Gross noted the “unusual situation” with regard to the cell tower proposed for a site owned by the Parklawn Recreation Association (PRA): The Fairfax County Planning Commission had endorsed the cell tower, determining it fits in with the county’s Comprehensive Plan, while the Board of Zoning Appeals (BZA) had rejected a special permit exception to allow it on PRA property because it’s not harmonious with the character of the neighborhood.
Board members had few questions at the Sept. 10 hearing. Gross asked the AT&T representative, Ed Donohue, whether he considered other locations, such as Peace Lutheran Church or Queen of Apostles Church.

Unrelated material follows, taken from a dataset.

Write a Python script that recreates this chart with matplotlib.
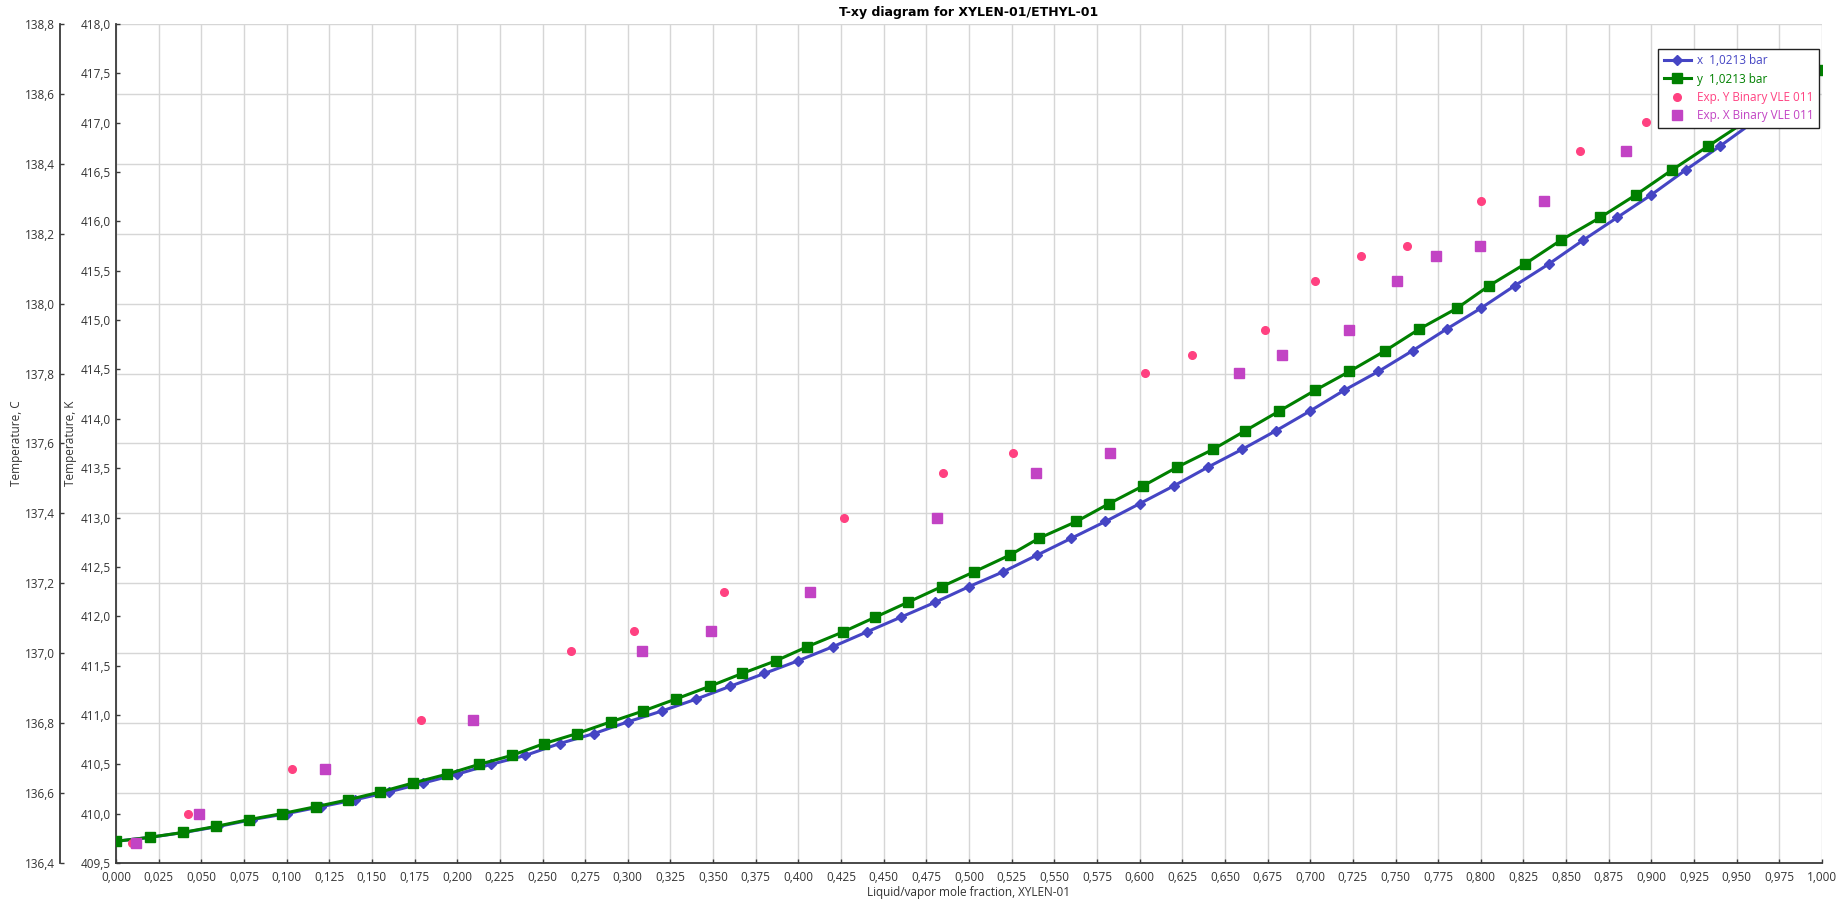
import numpy as np
import matplotlib.pyplot as plt
from matplotlib.ticker import FuncFormatter, MultipleLocator

plt.rcParams['font.family'] = ['Open Sans', 'DejaVu Sans']

# --- model curves at 1,0213 bar (T in K) ---
x_liq = [0.00, 0.02, 0.04, 0.06, 0.08, 0.10, 0.12, 0.14, 0.16, 0.18,
         0.20, 0.22, 0.24, 0.26, 0.28, 0.30, 0.32, 0.34, 0.36, 0.38,
         0.40, 0.42, 0.44, 0.46, 0.48, 0.50, 0.52, 0.54, 0.56, 0.58,
         0.60, 0.62, 0.64, 0.66, 0.68, 0.70, 0.72, 0.74, 0.76, 0.78,
         0.80, 0.82, 0.84, 0.86, 0.88, 0.90, 0.92, 0.94, 0.96, 0.98, 1.00]
y_vap = [0.000, 0.0197, 0.0394, 0.0584, 0.078, 0.0972, 0.117, 0.136, 0.155, 0.174,
         0.194, 0.213, 0.232, 0.251, 0.270, 0.290, 0.309, 0.328, 0.348, 0.367,
         0.387, 0.405, 0.426, 0.445, 0.464, 0.484, 0.503, 0.524, 0.541, 0.563,
         0.582, 0.602, 0.622, 0.643, 0.662, 0.682, 0.703, 0.723, 0.744, 0.764,
         0.786, 0.805, 0.826, 0.847, 0.870, 0.891, 0.912, 0.933, 0.955, 0.977, 1.000]
T_model = [409.72, 409.76, 409.81, 409.87, 409.94, 410.00, 410.07, 410.14, 410.22, 410.31,
           410.40, 410.50, 410.59, 410.71, 410.81, 410.93, 411.04, 411.16, 411.29, 411.42,
           411.55, 411.69, 411.84, 411.99, 412.14, 412.30, 412.45, 412.62, 412.79, 412.96,
           413.14, 413.32, 413.51, 413.69, 413.88, 414.08, 414.29, 414.48, 414.69, 414.91,
           415.12, 415.35, 415.57, 415.81, 416.04, 416.27, 416.52, 416.76, 417.01, 417.27, 417.53]

# --- experimental data (Binary VLE 011) ---
T_exp = [409.70, 410.00, 410.455, 410.95, 411.65, 411.85, 412.25, 413.00, 413.45, 413.65,
         414.46, 414.65, 414.90, 415.40, 415.65, 415.75, 416.21, 416.71, 417.01]
y_exp = [0.0093, 0.042, 0.103, 0.1787, 0.2666, 0.3038, 0.3565, 0.4268, 0.4848, 0.5258,
         0.6034, 0.6307, 0.6735, 0.703, 0.7297, 0.7565, 0.800, 0.858, 0.897]
x_exp = [0.0117, 0.0488, 0.1226, 0.209, 0.3085, 0.349, 0.4067, 0.4815, 0.5395, 0.5825,
         0.658, 0.6837, 0.723, 0.7506, 0.7738, 0.7993, 0.837, 0.885, 0.93]

BLUE = '#4545c4'
GREEN = '#008000'
PINK = '#ff4181'
MAGENTA = '#c243c4'
SPINE = '#3a3a3a'

comma = lambda fmt: FuncFormatter(lambda v, p: (fmt % v).replace('.', ','))

W, H = 1845, 906
fig = plt.figure(figsize=(W / 100, H / 100), dpi=100)
L, R, B, T = 116, 1822, 863, 24
ax = fig.add_axes([L / W, 1 - B / H, (R - L) / W, (B - T) / H])

# Celsius axis carries the grid, Kelvin twin carries the data
ax.set_ylim(136.4, 138.8)
ax.yaxis.set_major_locator(MultipleLocator(0.2))
ax.yaxis.set_major_formatter(comma('%.1f'))
ax.set_xlim(0, 1)
ax.xaxis.set_major_locator(MultipleLocator(0.025))
ax.xaxis.set_major_formatter(comma('%.3f'))
ax.grid(True, color='#d6d6d6', linewidth=1.0)
ax.spines['left'].set_position(('outward', 56 * 0.72))
for s in ['top', 'right']:
    ax.spines[s].set_visible(False)

axk = ax.twinx()
axk.set_ylim(409.5, 418.0)
axk.yaxis.set_major_locator(MultipleLocator(0.5))
axk.yaxis.set_major_formatter(comma('%.1f'))
axk.yaxis.set_ticks_position('left')
axk.yaxis.set_label_position('left')
axk.spines['left'].set_position(('outward', 0))
axk.spines['left'].set_visible(True)
for s in ['top', 'right', 'bottom']:
    axk.spines[s].set_visible(False)

for a in (ax, axk):
    for s in a.spines.values():
        s.set_color(SPINE)
        s.set_linewidth(1.3)
    a.tick_params(direction='in', length=3, width=1, color=SPINE,
                  labelsize=8.5, labelcolor='#333333', pad=4)
ax.tick_params(axis='x', pad=6)

axk.plot(x_liq, T_model, '-D', color=BLUE, linewidth=2.2, markersize=4.8,
         label='x  1,0213 bar', zorder=3)
axk.plot(y_vap, T_model, '-s', color=GREEN, linewidth=2.2, markersize=6.5,
         label='y  1,0213 bar', zorder=4)
axk.plot(y_exp, T_exp, 'o', color=PINK, markersize=5.5, linestyle='none',
         label='Exp. Y Binary VLE 011', zorder=5)
axk.plot(x_exp, T_exp, 's', color=MAGENTA, markersize=6.5, linestyle='none',
         label='Exp. X Binary VLE 011', zorder=5)

ax.set_ylabel('Temperature, C', fontsize=8.5, color='#333333')
ax.yaxis.set_label_coords(-0.0545, 0.5)
axk.set_ylabel('Temperature, K', fontsize=8.5, color='#333333')
axk.yaxis.set_label_coords(-0.0229, 0.5)
ax.set_xlabel('Liquid/vapor mole fraction, XYLEN-01', fontsize=8.5,
              color='#333333', labelpad=1)
ax.set_title('T-xy diagram for XYLEN-01/ETHYL-01', fontsize=9, fontweight='bold',
             family=['Liberation Sans Narrow', 'DejaVu Sans'], pad=6)

leg = axk.legend(loc='upper right', bbox_to_anchor=(0.9982, 0.9702), fontsize=8.5,
                 fancybox=False, framealpha=1, edgecolor='#222222',
                 handlelength=2.3, borderpad=0.45, labelspacing=0.45,
                 handletextpad=0.5, borderaxespad=0)
leg.set_zorder(10)
leg.get_frame().set_linewidth(1.0)
for txt, c in zip(leg.get_texts(), [BLUE, GREEN, PINK, MAGENTA]):
    txt.set_color(c)

fig.savefig('out.png', dpi=100)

Donohue said those locations were considered but won’t work.
Gerald Hyland (Mount Vernon) asked whether AT&T had considered other locations on PRA property where the tower would be less visually intrusive. Donohue said other sites were rejected because too many trees would have to be removed and much of the property is a flood plain or resource protection area.
Among the people who testified, 22 urged the board to approve the cell tower, while 12 opposed it.
Many of those who spoke raised the same issues they presented at previous meetings. Most of those in favor of the cell tower live in the Heywood Glen neighborhood. They spoke about poor cell coverage, the safety risks of being unable to access emergency services, and the value of keeping the Parklawn pool as a community asset. The income generated by a cell tower would allow the pool to be financially stable.
Those opposed talked about the visual impact of the cell tower and its harm to property values. The tower “will destroy the character of the neighborhood,” said Linda Barrett, who lives next door to the proposed site. She noted that many of the people speaking in favor of the tower are members of the pool but don’t live in Parklawn. “The pool is only open 90 days a year. I live here 365 days a year.”
Sybil Laird, who lives close to the proposed site, isn’t bothered by aesthetics. “Utility poles and wires are even more intrusive and we don’t give them a second thought,” she said.
Several people said the cell tower is needed because there’s no cell coverage on Homes Run Trail and people can’t access emergency services if there’s a crime or accident. But some of those opposed said they have phone logs showing there is adequate coverage.